> REQUIRED WORK
Reproduce exactly the section that begins at the line containing "Write a Python" and ends at the line containing "import plotly.graph_objects as go", both lines included; omit all other lines.

> TASK DATA
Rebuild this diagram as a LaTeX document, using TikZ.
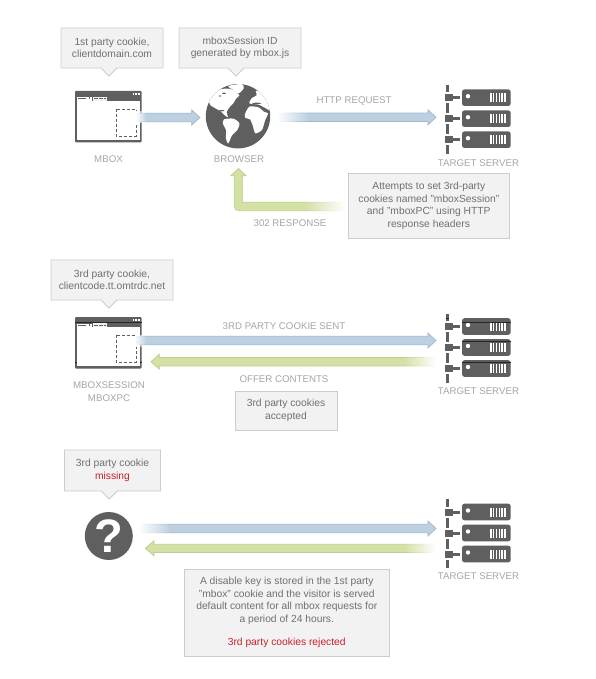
* * *
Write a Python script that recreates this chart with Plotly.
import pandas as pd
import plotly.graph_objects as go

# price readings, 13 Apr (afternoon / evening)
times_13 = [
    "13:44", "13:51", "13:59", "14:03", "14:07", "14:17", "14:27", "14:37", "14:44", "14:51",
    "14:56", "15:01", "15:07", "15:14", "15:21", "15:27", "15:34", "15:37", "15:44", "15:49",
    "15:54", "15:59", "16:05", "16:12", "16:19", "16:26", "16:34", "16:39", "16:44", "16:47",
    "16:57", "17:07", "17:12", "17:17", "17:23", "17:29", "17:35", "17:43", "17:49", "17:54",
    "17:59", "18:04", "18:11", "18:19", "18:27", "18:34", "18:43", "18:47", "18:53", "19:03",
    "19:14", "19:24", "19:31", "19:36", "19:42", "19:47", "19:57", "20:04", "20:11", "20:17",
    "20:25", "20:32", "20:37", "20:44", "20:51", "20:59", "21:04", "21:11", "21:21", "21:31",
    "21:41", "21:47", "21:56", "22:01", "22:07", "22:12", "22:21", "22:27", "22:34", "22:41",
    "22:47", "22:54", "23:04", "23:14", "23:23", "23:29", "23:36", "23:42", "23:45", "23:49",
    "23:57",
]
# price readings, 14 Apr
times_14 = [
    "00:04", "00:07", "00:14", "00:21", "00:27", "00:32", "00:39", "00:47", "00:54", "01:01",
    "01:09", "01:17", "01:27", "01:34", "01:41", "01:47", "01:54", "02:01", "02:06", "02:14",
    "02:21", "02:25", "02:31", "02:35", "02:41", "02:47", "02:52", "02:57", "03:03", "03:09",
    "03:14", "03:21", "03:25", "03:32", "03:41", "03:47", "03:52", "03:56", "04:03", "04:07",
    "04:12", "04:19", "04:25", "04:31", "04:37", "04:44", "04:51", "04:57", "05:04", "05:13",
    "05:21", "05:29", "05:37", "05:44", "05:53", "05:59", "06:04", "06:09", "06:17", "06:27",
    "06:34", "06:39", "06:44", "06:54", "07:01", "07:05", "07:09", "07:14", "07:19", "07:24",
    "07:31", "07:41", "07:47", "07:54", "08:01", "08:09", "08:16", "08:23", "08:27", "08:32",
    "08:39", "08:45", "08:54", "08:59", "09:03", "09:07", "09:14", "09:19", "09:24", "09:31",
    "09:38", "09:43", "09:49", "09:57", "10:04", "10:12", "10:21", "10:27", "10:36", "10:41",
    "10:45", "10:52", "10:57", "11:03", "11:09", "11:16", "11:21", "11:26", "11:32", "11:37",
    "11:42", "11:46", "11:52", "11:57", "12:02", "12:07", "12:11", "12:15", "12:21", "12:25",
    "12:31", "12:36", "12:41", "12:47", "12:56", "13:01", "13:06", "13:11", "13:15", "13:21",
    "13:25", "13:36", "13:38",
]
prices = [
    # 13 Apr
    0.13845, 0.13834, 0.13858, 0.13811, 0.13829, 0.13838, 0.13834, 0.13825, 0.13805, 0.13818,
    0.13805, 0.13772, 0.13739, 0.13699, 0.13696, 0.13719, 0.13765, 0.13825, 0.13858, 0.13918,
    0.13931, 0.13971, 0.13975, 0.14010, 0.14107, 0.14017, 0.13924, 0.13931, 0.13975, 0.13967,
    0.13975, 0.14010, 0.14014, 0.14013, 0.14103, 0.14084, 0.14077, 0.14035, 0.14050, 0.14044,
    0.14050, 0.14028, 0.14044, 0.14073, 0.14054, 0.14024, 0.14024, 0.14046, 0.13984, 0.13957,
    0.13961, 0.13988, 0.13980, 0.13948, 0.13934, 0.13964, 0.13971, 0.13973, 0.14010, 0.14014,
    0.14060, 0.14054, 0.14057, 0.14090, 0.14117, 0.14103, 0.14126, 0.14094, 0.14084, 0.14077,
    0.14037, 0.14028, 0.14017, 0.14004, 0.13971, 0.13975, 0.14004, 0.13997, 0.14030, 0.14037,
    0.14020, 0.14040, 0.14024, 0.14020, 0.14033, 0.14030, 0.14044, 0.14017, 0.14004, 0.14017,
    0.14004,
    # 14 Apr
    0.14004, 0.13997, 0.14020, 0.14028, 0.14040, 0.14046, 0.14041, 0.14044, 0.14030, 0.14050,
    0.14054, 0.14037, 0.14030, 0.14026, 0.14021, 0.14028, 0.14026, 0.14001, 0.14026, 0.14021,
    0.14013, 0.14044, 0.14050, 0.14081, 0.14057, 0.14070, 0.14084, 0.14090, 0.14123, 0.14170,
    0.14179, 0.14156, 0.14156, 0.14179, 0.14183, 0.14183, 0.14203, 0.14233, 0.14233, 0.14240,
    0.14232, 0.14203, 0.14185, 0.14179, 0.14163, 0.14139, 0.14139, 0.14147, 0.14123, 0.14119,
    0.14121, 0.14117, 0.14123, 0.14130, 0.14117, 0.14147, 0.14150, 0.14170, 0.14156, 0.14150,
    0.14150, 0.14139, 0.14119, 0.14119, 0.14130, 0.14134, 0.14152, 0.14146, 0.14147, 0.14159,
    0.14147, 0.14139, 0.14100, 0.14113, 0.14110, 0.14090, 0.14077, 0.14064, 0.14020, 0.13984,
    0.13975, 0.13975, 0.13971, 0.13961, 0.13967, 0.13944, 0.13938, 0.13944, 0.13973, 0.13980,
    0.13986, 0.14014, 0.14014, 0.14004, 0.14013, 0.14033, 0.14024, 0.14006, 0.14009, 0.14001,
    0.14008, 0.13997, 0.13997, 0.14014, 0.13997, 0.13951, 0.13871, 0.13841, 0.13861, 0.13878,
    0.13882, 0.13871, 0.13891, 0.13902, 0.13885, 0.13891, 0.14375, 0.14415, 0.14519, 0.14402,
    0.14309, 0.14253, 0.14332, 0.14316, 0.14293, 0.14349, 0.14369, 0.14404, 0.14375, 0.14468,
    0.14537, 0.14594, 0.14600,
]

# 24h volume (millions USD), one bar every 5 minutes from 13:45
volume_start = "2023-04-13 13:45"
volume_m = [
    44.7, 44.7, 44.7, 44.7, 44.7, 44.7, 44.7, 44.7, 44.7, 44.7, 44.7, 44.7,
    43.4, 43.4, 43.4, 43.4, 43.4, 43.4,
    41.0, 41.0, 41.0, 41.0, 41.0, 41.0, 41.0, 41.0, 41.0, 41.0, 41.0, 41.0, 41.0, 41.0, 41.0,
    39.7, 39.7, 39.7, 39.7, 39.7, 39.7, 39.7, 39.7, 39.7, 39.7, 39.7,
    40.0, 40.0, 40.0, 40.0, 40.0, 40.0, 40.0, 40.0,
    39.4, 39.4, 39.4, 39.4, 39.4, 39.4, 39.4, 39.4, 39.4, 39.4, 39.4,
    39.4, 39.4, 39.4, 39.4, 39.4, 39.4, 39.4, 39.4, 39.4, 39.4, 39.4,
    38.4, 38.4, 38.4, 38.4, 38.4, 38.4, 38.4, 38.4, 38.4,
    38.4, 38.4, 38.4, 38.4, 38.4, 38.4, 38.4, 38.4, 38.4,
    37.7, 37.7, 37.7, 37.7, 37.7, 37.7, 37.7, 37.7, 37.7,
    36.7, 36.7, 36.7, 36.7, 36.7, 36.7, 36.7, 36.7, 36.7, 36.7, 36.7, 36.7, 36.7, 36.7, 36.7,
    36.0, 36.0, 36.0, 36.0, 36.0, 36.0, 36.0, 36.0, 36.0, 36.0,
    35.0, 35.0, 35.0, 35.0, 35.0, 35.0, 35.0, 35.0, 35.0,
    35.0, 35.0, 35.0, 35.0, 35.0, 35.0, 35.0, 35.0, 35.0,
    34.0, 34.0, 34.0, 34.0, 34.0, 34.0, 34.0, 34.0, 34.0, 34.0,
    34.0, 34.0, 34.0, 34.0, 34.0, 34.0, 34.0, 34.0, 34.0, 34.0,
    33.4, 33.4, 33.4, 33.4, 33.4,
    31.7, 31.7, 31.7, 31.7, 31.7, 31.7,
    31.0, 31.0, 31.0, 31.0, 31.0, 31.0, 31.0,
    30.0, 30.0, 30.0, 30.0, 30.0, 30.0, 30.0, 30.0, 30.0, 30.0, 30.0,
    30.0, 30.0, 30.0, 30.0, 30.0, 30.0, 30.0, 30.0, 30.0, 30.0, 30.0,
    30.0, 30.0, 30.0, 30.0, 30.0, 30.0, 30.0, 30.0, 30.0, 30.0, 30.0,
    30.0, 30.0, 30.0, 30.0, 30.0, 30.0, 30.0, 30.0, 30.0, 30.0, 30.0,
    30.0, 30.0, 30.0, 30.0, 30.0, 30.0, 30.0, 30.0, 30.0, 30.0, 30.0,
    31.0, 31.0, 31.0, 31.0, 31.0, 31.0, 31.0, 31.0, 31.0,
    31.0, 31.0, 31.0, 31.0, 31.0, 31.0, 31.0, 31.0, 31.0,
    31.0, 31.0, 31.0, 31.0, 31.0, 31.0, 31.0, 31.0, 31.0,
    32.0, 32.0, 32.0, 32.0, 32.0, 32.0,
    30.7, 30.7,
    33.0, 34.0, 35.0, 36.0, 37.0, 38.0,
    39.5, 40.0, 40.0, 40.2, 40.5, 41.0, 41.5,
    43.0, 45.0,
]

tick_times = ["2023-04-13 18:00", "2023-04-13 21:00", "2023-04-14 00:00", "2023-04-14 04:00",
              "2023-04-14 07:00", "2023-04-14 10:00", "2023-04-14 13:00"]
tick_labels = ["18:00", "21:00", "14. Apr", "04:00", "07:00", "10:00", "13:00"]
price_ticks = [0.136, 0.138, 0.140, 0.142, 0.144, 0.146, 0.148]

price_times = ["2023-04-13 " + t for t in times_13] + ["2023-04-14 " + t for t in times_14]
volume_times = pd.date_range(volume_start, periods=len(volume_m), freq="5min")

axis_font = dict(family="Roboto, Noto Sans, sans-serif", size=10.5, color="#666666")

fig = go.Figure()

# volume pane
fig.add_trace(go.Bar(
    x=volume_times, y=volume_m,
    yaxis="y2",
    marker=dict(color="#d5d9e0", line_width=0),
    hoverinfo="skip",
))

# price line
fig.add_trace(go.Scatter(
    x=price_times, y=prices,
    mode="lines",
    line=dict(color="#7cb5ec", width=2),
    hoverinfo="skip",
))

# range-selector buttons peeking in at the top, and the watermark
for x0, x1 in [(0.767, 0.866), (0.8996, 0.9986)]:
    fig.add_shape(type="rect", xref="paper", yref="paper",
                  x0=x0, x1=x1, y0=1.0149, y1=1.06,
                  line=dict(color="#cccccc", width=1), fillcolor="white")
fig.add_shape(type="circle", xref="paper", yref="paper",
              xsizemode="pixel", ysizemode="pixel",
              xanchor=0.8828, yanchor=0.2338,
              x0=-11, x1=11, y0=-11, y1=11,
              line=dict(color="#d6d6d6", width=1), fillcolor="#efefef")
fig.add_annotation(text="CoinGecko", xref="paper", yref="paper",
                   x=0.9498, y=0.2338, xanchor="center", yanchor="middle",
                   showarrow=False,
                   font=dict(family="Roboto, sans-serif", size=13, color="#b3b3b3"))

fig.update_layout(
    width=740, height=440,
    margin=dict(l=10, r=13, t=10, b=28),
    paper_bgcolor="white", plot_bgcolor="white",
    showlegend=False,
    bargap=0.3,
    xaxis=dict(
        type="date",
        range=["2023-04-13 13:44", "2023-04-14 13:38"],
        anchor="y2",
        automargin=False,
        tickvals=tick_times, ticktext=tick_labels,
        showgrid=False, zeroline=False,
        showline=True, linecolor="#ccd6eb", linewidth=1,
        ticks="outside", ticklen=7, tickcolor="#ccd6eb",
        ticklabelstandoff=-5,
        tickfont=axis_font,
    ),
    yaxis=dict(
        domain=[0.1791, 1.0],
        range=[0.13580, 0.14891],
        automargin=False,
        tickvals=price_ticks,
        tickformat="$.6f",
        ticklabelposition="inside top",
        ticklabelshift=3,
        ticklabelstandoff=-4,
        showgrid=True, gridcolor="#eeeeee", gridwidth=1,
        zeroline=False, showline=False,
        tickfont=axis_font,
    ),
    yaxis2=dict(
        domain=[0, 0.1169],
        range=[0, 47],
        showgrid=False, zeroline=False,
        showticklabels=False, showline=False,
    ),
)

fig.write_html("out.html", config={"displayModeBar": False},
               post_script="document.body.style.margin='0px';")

> FULL RESPONSE
Write a Python script that recreates this chart with Plotly.
import pandas as pd
import plotly.graph_objects as go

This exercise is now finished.